I pay for them at the till where, tragically, the assistant doesn't say: 'What do you need these for? Are you buying them for a friend?' I then go home, where I am nicely greeted by my son ('Where have you been, chubbers?') and my partner (I'm leaving you for another woman. Yes, she is thinner and more attractive, but that's just a coincidence, fatso'). It's so nice to be loved for yourself.
This diet business is very confusing. Dr Atkins says don't count calories. Or cut out fats. Dr Atkins says that you should just cut out carbohydrates, which slow down your metabolism. Monica Grenfell — the founder of the landmark Internet Diet Company — also says don't count calories. It's all to do with hormones. Eat lots of asparagus. Rosemary Conley says count calories, allowing for a 200-calorie, daily treat that may be two St Michael's Fat-Free Crispie Cakes or, then again, may be two thin slices of Soreen Malt Loaf (no butter!).
God, which to follow! I just don't know. Dr Atkins? Well, Nigella Lawson recommends it — 'the perfect diet for those who love food', she says on the front cover — and she is beautiful, isn't she?
But, then, what about Monica who has, after all, gone to the extra effort of including real-life case-histories of menopausal women suffering from hot flushes. And Rosemary? Doesn't she promise weight loss while doing only the exercise you want to do and still having three glasses of red wine a day?
I can't decide.
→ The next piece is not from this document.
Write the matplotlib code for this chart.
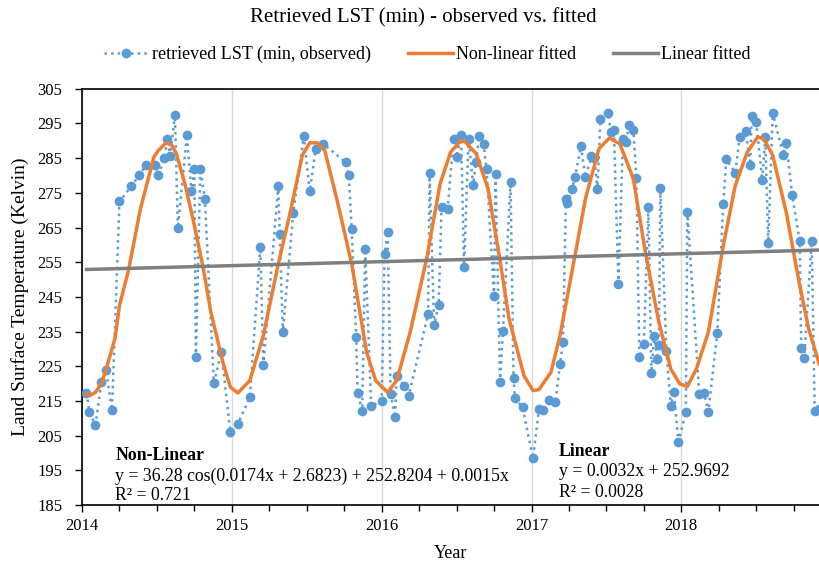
import matplotlib.pyplot as plt
import numpy as np
from matplotlib.ticker import MultipleLocator

plt.rcParams['font.family'] = ['Liberation Serif', 'DejaVu Serif']

# observed LST (decimal year, Kelvin)
obs_year = [2014.03, 2014.05, 2014.09, 2014.13, 2014.16, 2014.20, 2014.25, 2014.33, 2014.38, 2014.43,
            2014.49, 2014.51, 2014.55, 2014.57, 2014.59, 2014.62, 2014.64, 2014.70, 2014.73, 2014.75,
            2014.76, 2014.79, 2014.82, 2014.88, 2014.93, 2014.99, 2015.04, 2015.12, 2015.19, 2015.21,
            2015.31, 2015.32, 2015.34, 2015.41, 2015.48, 2015.52, 2015.56, 2015.61, 2015.76, 2015.78,
            2015.80, 2015.83, 2015.84, 2015.87, 2015.89, 2015.93, 2016.00, 2016.02, 2016.04, 2016.06,
            2016.09, 2016.10, 2016.15, 2016.18, 2016.31, 2016.32, 2016.35, 2016.38, 2016.40, 2016.44,
            2016.48, 2016.50, 2016.53, 2016.55, 2016.58, 2016.61, 2016.63, 2016.65, 2016.68, 2016.70,
            2016.75, 2016.76, 2016.79, 2016.81, 2016.86, 2016.88, 2016.89, 2016.94, 2017.01, 2017.05,
            2017.08, 2017.12, 2017.16, 2017.19, 2017.21, 2017.23, 2017.24, 2017.27, 2017.29, 2017.33,
            2017.36, 2017.40, 2017.42, 2017.44, 2017.46, 2017.51, 2017.53, 2017.55, 2017.58, 2017.61,
            2017.63, 2017.65, 2017.68, 2017.70, 2017.72, 2017.75, 2017.78, 2017.80, 2017.82, 2017.84,
            2017.85, 2017.86, 2017.90, 2017.93, 2017.95, 2017.98, 2018.03, 2018.04, 2018.12, 2018.15,
            2018.18, 2018.24, 2018.28, 2018.30, 2018.36, 2018.39, 2018.43, 2018.46, 2018.47, 2018.50,
            2018.54, 2018.56, 2018.58, 2018.61, 2018.68, 2018.70, 2018.74, 2018.79, 2018.80, 2018.82,
            2018.87, 2018.89, 2018.92]
obs_lst = [217.3, 211.7, 208.1, 220.6, 224.0, 212.4, 272.5, 276.9, 280.0, 283.1,
           283.1, 280.2, 285.0, 290.4, 285.6, 297.5, 264.8, 291.7, 275.4, 281.9,
           227.6, 281.9, 273.1, 220.2, 229.0, 206.2, 208.4, 216.1, 259.3, 225.4,
           276.9, 263.2, 234.8, 269.2, 291.3, 275.4, 287.7, 289.1, 283.8, 280.0,
           264.6, 233.4, 217.3, 212.2, 258.7, 213.5, 215.1, 257.4, 263.6, 217.0,
           210.3, 222.1, 219.4, 216.5, 240.1, 280.8, 236.9, 242.7, 270.9, 270.4,
           290.6, 285.3, 291.7, 253.6, 290.6, 277.3, 283.8, 291.3, 289.1, 281.9,
           245.2, 280.5, 220.4, 235.3, 278.1, 221.5, 215.8, 213.2, 198.5, 212.7,
           212.5, 215.4, 214.6, 225.7, 231.9, 273.3, 272.1, 276.0, 279.5, 288.5,
           279.5, 285.6, 285.0, 276.0, 296.2, 298.1, 292.5, 293.0, 248.7, 290.6,
           289.6, 294.4, 293.0, 279.2, 227.6, 231.4, 270.9, 223.1, 233.8, 227.1,
           231.0, 276.3, 229.5, 213.5, 217.7, 203.3, 211.7, 269.6, 217.0, 217.3,
           211.9, 234.6, 271.8, 284.6, 280.8, 291.1, 292.7, 283.1, 297.1, 295.4,
           278.6, 291.1, 260.6, 298.1, 286.0, 289.4, 274.4, 261.0, 230.2, 227.3,
           261.0, 212.2, 212.7]

# non-linear fitted curve
fit_year = [2014.03, 2014.05, 2014.09, 2014.13, 2014.16, 2014.22, 2014.25, 2014.31, 2014.39, 2014.48,
            2014.51, 2014.56, 2014.60, 2014.63, 2014.69, 2014.75, 2014.81, 2014.86, 2014.94, 2014.99,
            2015.04, 2015.12, 2015.21, 2015.31, 2015.39, 2015.47, 2015.52, 2015.57, 2015.62, 2015.70,
            2015.80, 2015.90, 2015.96, 2016.04, 2016.10, 2016.19, 2016.30, 2016.39, 2016.46, 2016.53,
            2016.56, 2016.63, 2016.71, 2016.79, 2016.85, 2016.95, 2017.01, 2017.05, 2017.13, 2017.19,
            2017.29, 2017.36, 2017.45, 2017.52, 2017.59, 2017.68, 2017.76, 2017.85, 2017.93, 2017.99,
            2018.04, 2018.10, 2018.18, 2018.28, 2018.36, 2018.44, 2018.51, 2018.55, 2018.61, 2018.70,
            2018.79, 2018.85, 2018.92]
fit_lst = [217.0, 216.5, 217.5, 220.0, 224.0, 233.0, 242.5, 252.6, 270.4, 285.3,
           287.2, 289.4, 288.7, 286.3, 277.1, 265.6, 253.1, 240.6, 226.2, 219.0,
           217.3, 220.9, 233.8, 254.5, 269.4, 285.8, 289.4, 289.4, 287.2, 273.3,
           254.5, 229.0, 220.9, 217.5, 220.9, 234.8, 256.0, 277.6, 286.7, 290.1,
           289.6, 286.3, 276.2, 255.5, 238.7, 222.3, 218.0, 218.3, 223.3, 233.8,
           256.9, 273.3, 287.7, 290.8, 289.1, 279.0, 257.9, 237.7, 224.2, 219.9,
           219.2, 224.2, 234.8, 259.8, 277.1, 286.7, 291.1, 290.6, 285.8, 269.4,
           248.3, 235.8, 225.7]

# linear fitted line (end points)
lin_year = [2014.03, 2018.92]
lin_lst = [252.9, 258.5]

blue = '#5B9BD5'
orange = '#ED7D31'
grey = '#7F7F7F'

fig = plt.figure(figsize=(8.2, 5.65), dpi=100)
ax = fig.add_axes([0.1, 0.106, 0.899, 0.737])

ax.plot(obs_year, obs_lst, linestyle=':', color=blue, lw=1.8, marker='o', ms=6,
        markeredgecolor=blue, label='retrieved LST (min, observed)', zorder=3)
ax.plot(fit_year, fit_lst, color=orange, lw=2.5, label='Non-linear fitted', zorder=4)
ax.plot(lin_year, lin_lst, color=grey, lw=2.5, label='Linear fitted', zorder=4)

ax.set_xlim(2014, 2018.92)
ax.set_ylim(185, 305)
ax.set_xticks([2014, 2015, 2016, 2017, 2018])
ax.xaxis.set_minor_locator(MultipleLocator(0.25))
ax.set_yticks(np.arange(185, 306, 10))
ax.tick_params(axis='both', which='major', direction='out', length=5, labelsize=12, width=1)
ax.tick_params(axis='x', which='major', pad=4)
ax.tick_params(axis='y', which='major', pad=9)
ax.tick_params(axis='x', which='minor', direction='out', length=4, width=1)
ax.grid(axis='x', which='major', color='#D9D9D9', lw=1)
ax.set_axisbelow(True)
for s in ['left', 'bottom', 'top']:
    ax.spines[s].set_color('black')
    ax.spines[s].set_linewidth(1.2)
ax.spines['right'].set_visible(False)

ax.set_xlabel('Year', fontsize=13, labelpad=8)
ax.set_ylabel('Land Surface Temperature (Kelvin)', fontsize=14, labelpad=6)
fig.text(0.516, 0.968, 'Retrieved LST (min) - observed vs. fitted', ha='center', va='center', fontsize=15)

ax.legend(loc='center', bbox_to_anchor=(0.521, 0.903), bbox_transform=fig.transFigure,
          ncol=3, frameon=False, fontsize=13, handlelength=2.5, columnspacing=2.0, handletextpad=0.2)

ax.text(0.045, 0.12, 'Non-Linear', transform=ax.transAxes, fontsize=12.8, fontweight='bold', va='center')
ax.text(0.045, 0.07, 'y = 36.28 cos(0.0174x + 2.6823) + 252.8204 + 0.0015x',
        transform=ax.transAxes, fontsize=12.8, va='center')
ax.text(0.045, 0.024, 'R² = 0.721', transform=ax.transAxes, fontsize=12.8, va='center')
ax.text(0.647, 0.128, 'Linear', transform=ax.transAxes, fontsize=12.8, fontweight='bold', va='center')
ax.text(0.647, 0.08, 'y = 0.0032x + 252.9692', transform=ax.transAxes, fontsize=12.8, va='center')
ax.text(0.647, 0.03, 'R² = 0.0028', transform=ax.transAxes, fontsize=12.8, va='center')

fig.savefig('out.png', dpi=100)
I truly can't. I know, I'll go and have a snack while I think about it. It's OK. I'm only going to have a Ryvita. Thinly spread with butter, lard, whipped cream, Ben and Jerry's Chunky Monkey, an M&S fresh cream trifle and a Jacob's Club (orange). I like the new Vauxhall Corsa, by the way. It's nice. Next week, I'll be test-driving the new BMW Z51, which comes with windows and seats as standard. I may have decided on my diet by then, and may or may not be thinner. I'll let you know.
PS: You may also be interested in ordering my own, forthcoming diet book, the DPlan, which offers the invaluable advice: 'Just don't eat so much, you fat, greedy pig.' Cost, £349. Steep, I know, but it really really works!